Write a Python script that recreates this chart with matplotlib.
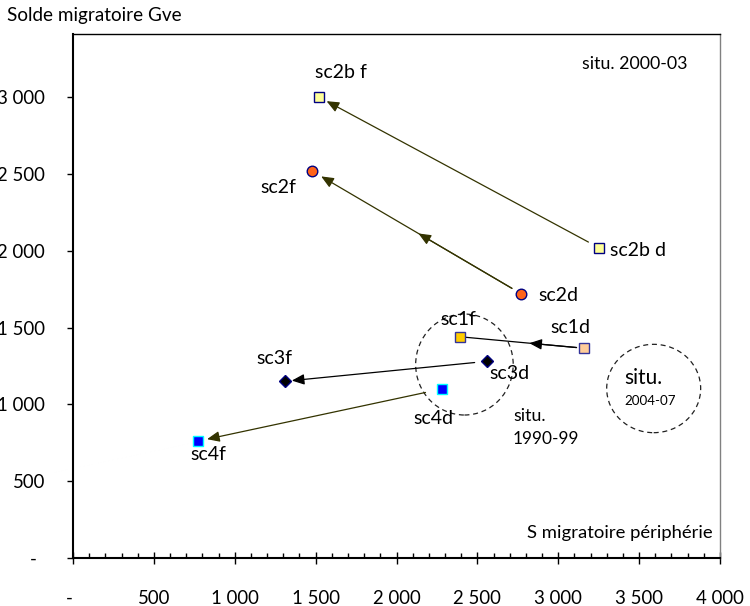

==

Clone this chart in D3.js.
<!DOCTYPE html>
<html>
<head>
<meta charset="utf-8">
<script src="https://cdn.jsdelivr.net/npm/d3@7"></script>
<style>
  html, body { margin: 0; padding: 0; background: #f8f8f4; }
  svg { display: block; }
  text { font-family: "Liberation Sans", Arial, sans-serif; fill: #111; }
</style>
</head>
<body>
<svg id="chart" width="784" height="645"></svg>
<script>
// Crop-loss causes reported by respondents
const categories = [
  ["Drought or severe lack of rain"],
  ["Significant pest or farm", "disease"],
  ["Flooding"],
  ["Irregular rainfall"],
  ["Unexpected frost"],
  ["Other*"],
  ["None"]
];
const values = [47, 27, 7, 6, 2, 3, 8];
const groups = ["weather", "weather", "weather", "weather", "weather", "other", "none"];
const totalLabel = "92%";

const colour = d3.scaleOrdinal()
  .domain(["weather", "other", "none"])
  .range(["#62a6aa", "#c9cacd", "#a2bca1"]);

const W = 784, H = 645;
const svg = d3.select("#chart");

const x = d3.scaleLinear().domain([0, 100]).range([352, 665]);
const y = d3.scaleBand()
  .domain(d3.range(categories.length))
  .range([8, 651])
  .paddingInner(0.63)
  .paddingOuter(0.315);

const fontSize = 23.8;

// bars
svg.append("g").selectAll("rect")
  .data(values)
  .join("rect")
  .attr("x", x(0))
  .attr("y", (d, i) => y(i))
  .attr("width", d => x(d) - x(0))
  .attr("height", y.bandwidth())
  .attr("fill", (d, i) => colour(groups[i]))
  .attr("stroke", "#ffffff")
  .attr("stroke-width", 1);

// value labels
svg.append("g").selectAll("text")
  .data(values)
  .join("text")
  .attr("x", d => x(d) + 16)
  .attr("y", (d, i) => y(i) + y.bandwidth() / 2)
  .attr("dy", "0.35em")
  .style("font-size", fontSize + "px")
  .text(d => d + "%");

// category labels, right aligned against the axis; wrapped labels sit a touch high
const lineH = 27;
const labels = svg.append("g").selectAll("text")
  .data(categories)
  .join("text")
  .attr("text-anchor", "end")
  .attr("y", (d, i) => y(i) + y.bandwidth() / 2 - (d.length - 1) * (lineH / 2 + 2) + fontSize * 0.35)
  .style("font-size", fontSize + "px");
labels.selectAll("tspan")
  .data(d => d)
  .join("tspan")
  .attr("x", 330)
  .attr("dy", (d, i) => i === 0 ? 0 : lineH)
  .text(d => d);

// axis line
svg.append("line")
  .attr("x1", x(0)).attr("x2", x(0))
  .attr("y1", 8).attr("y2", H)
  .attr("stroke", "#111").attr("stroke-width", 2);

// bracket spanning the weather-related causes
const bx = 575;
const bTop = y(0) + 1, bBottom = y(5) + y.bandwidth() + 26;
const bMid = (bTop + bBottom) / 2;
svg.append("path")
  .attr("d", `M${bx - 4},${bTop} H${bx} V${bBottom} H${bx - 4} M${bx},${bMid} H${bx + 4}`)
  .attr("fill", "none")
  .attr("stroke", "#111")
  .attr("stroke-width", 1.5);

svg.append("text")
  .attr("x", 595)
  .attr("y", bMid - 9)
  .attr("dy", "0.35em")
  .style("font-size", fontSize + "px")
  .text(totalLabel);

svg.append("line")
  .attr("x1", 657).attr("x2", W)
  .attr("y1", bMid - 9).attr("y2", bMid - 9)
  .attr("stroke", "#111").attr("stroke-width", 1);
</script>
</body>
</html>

--

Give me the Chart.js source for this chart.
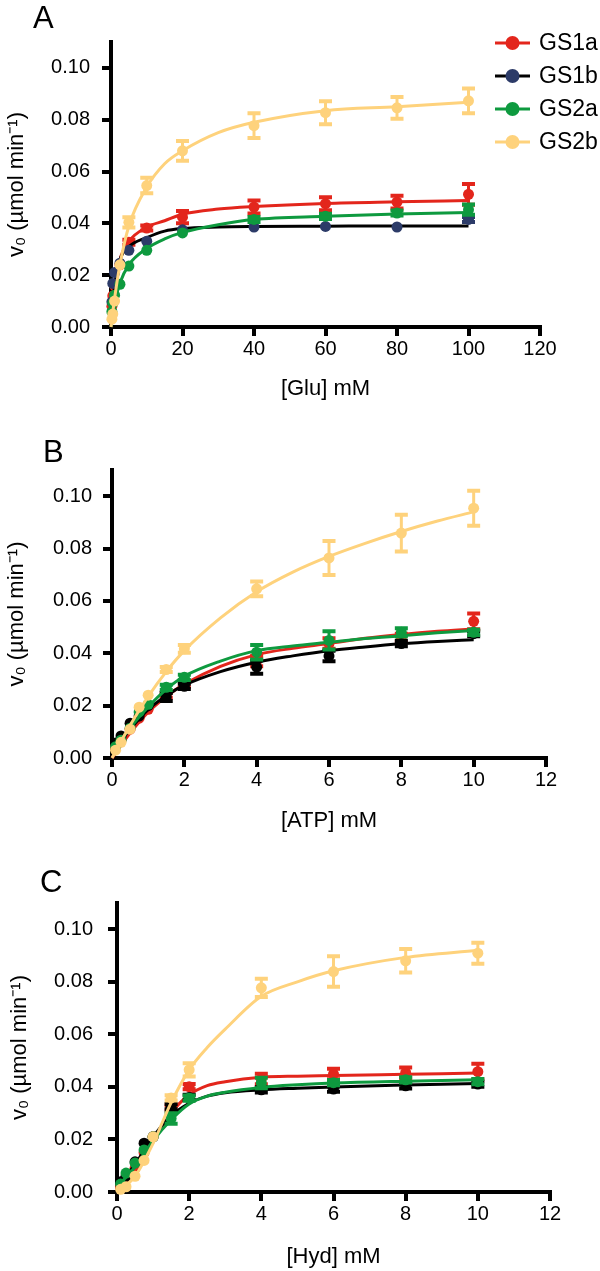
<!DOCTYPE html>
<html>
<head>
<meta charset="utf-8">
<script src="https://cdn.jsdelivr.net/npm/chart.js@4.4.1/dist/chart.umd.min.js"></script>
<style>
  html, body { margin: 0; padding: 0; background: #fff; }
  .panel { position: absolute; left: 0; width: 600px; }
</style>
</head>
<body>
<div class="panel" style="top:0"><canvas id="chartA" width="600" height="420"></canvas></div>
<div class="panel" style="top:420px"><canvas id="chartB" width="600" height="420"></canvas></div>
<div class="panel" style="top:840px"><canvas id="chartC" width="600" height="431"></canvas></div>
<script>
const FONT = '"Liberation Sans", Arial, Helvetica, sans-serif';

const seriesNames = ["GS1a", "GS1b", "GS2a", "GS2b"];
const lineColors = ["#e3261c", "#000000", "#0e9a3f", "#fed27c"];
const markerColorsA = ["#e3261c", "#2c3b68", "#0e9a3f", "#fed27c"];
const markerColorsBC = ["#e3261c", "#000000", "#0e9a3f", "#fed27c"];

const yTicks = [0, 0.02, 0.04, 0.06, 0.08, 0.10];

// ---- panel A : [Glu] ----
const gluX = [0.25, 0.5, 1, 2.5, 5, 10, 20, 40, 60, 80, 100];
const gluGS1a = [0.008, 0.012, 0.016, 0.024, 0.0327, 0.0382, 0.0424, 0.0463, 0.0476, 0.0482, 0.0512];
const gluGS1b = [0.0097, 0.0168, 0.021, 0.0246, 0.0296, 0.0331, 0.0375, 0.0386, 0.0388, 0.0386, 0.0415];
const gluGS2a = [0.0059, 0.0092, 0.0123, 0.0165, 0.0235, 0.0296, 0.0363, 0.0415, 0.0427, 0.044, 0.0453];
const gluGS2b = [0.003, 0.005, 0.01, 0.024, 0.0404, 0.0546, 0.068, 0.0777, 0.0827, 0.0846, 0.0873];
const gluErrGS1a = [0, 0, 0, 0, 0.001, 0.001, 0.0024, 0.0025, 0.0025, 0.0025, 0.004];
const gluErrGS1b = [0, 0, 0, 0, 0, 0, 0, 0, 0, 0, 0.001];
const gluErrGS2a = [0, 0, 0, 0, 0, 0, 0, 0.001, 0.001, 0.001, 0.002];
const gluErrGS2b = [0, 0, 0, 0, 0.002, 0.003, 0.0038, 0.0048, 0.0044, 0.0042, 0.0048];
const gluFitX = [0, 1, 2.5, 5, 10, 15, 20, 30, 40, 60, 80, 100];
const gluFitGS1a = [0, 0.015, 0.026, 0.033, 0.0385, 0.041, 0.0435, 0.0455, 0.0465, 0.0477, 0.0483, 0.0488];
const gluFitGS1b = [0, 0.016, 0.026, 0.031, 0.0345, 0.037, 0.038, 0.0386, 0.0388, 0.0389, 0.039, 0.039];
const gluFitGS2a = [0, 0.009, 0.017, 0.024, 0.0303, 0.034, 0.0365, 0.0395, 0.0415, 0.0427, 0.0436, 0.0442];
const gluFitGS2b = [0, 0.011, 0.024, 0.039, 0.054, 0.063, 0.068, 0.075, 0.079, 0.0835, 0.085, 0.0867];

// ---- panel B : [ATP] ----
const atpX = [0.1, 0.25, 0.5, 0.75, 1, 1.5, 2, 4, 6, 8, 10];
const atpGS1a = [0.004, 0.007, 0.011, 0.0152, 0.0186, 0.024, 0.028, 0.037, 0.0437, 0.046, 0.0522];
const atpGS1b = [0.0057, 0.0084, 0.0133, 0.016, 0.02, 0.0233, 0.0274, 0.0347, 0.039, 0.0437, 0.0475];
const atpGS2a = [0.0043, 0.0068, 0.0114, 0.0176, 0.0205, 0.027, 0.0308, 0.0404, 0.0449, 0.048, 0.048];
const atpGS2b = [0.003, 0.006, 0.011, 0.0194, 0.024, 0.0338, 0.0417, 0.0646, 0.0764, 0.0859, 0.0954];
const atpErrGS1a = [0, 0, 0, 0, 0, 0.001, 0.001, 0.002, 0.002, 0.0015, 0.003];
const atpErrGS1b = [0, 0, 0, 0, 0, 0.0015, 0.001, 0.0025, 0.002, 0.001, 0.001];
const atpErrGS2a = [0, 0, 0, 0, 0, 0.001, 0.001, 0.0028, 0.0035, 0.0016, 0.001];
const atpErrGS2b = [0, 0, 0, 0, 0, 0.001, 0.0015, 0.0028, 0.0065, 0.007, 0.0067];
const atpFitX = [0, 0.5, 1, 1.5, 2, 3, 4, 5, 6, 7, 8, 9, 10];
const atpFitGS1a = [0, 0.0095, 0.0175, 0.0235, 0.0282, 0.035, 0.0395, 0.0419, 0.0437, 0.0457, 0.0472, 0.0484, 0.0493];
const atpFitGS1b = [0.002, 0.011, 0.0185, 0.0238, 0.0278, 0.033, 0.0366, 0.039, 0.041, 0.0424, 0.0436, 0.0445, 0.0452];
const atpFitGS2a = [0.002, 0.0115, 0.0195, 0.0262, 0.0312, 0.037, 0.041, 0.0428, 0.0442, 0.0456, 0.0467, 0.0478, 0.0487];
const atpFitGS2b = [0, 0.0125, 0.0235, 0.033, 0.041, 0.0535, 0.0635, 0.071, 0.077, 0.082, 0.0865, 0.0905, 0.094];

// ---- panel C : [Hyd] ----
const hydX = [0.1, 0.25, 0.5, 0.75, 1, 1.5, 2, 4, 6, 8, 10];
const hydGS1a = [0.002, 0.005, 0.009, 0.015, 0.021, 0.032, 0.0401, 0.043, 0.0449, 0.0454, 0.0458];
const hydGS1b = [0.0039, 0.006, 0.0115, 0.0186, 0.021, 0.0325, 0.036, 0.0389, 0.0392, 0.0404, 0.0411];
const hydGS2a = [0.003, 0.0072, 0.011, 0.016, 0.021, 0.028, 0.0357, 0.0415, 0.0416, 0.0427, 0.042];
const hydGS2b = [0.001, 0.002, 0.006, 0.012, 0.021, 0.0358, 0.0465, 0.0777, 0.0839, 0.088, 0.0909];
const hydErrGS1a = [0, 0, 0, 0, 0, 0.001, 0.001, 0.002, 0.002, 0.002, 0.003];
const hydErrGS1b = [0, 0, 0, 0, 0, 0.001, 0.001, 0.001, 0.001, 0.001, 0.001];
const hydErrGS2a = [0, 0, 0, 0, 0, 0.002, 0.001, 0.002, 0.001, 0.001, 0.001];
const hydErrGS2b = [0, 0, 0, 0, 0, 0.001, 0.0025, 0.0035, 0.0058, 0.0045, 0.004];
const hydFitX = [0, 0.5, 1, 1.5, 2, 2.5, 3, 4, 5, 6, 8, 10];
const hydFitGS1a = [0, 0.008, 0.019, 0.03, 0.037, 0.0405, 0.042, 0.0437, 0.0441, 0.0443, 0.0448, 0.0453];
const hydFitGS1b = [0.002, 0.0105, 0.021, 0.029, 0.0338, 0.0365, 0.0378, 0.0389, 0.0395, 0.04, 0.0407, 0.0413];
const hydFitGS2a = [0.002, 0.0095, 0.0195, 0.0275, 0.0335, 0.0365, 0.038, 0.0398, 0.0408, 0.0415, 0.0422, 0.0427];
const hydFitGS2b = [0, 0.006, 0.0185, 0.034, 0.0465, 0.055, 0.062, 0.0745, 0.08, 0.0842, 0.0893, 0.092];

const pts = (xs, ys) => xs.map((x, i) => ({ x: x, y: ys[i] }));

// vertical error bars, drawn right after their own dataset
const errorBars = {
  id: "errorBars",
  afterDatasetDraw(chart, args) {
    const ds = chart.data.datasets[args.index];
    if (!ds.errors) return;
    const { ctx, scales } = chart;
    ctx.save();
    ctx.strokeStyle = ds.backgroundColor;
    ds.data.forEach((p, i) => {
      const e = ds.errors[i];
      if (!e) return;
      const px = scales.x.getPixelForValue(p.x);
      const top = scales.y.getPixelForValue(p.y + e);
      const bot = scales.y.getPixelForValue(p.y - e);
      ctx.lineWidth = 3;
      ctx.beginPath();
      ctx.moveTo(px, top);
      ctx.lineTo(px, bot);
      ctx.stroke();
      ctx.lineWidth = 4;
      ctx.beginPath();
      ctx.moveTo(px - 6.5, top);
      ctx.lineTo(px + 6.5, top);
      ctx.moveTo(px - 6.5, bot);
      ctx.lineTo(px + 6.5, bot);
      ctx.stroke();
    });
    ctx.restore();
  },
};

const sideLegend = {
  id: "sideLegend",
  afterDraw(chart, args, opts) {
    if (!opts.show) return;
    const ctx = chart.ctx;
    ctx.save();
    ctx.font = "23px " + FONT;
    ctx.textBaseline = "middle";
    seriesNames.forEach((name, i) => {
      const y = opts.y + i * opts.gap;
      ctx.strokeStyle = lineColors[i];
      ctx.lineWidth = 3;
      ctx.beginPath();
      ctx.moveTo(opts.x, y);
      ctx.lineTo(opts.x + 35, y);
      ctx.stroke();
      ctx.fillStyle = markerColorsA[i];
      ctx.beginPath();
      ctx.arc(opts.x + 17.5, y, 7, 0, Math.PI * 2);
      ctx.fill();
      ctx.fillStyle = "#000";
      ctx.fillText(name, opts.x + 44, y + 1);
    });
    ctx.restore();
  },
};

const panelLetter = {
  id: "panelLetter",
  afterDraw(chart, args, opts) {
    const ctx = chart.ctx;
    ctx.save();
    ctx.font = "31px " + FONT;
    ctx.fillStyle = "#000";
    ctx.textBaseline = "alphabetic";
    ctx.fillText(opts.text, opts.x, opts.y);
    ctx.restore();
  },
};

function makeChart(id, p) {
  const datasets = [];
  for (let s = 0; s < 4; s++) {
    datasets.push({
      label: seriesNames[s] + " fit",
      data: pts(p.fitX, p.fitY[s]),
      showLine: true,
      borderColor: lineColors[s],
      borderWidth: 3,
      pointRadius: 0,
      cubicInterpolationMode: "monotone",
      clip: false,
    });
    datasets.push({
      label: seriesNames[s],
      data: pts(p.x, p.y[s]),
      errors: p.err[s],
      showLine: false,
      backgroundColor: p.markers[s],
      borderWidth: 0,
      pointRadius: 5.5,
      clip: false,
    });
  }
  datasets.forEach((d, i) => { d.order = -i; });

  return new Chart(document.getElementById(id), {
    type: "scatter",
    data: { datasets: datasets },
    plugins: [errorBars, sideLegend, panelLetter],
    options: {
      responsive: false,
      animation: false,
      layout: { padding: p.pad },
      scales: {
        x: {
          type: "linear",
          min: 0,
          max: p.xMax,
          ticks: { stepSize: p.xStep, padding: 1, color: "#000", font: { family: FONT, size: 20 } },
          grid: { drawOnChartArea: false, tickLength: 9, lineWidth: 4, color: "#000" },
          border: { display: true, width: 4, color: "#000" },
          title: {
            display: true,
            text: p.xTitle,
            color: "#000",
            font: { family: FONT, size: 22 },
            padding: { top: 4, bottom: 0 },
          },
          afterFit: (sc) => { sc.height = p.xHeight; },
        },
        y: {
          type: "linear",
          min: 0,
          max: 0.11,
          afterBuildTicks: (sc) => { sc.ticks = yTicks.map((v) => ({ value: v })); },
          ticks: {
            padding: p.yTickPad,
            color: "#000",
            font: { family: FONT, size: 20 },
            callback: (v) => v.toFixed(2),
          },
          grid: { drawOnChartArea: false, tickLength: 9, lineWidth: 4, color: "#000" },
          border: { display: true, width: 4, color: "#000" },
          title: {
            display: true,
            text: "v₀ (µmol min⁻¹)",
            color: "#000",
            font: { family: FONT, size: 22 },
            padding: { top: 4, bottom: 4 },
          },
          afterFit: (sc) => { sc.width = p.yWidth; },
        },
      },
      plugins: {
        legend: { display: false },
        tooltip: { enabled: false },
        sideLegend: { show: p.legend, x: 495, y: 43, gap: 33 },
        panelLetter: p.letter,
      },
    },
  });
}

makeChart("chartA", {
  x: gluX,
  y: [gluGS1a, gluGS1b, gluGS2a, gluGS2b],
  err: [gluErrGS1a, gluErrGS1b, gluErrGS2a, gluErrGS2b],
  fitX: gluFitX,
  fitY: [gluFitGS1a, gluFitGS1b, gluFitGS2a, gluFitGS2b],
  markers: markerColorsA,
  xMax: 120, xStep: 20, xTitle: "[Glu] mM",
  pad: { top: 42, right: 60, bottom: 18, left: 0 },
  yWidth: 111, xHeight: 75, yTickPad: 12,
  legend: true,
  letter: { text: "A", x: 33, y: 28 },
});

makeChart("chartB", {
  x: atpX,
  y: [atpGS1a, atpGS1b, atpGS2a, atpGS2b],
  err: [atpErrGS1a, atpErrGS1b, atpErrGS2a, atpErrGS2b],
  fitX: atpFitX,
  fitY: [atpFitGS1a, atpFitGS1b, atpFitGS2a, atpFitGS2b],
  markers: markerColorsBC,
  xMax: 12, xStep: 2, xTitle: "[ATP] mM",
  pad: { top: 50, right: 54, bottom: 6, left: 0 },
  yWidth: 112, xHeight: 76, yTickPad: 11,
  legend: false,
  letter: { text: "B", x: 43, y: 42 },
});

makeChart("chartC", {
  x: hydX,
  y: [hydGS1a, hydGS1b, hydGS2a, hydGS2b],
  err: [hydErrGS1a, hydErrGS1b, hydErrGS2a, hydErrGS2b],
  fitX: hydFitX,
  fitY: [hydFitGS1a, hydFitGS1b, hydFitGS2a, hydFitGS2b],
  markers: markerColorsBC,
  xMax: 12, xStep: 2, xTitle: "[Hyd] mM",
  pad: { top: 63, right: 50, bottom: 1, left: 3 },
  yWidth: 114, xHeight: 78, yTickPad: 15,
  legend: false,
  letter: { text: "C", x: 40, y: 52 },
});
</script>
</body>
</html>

* _Challenge_
Give back only the lines from the one holding "Give me the Chart.js source for this chart." through the one holding "Arial, Helvetica, sans-serif';", both kept, exactly as written. Omit the images.

* _Problem solution_
Give me the Chart.js source for this chart.
<!DOCTYPE html>
<html>
<head>
<meta charset="utf-8">
<script src="https://cdn.jsdelivr.net/npm/chart.js@4.4.1/dist/chart.umd.min.js"></script>
<style>
  html, body { margin: 0; padding: 0; background: #fff; }
  .panel { position: absolute; left: 0; width: 600px; }
</style>
</head>
<body>
<div class="panel" style="top:0"><canvas id="chartA" width="600" height="420"></canvas></div>
<div class="panel" style="top:420px"><canvas id="chartB" width="600" height="420"></canvas></div>
<div class="panel" style="top:840px"><canvas id="chartC" width="600" height="431"></canvas></div>
<script>
const FONT = '"Liberation Sans", Arial, Helvetica, sans-serif';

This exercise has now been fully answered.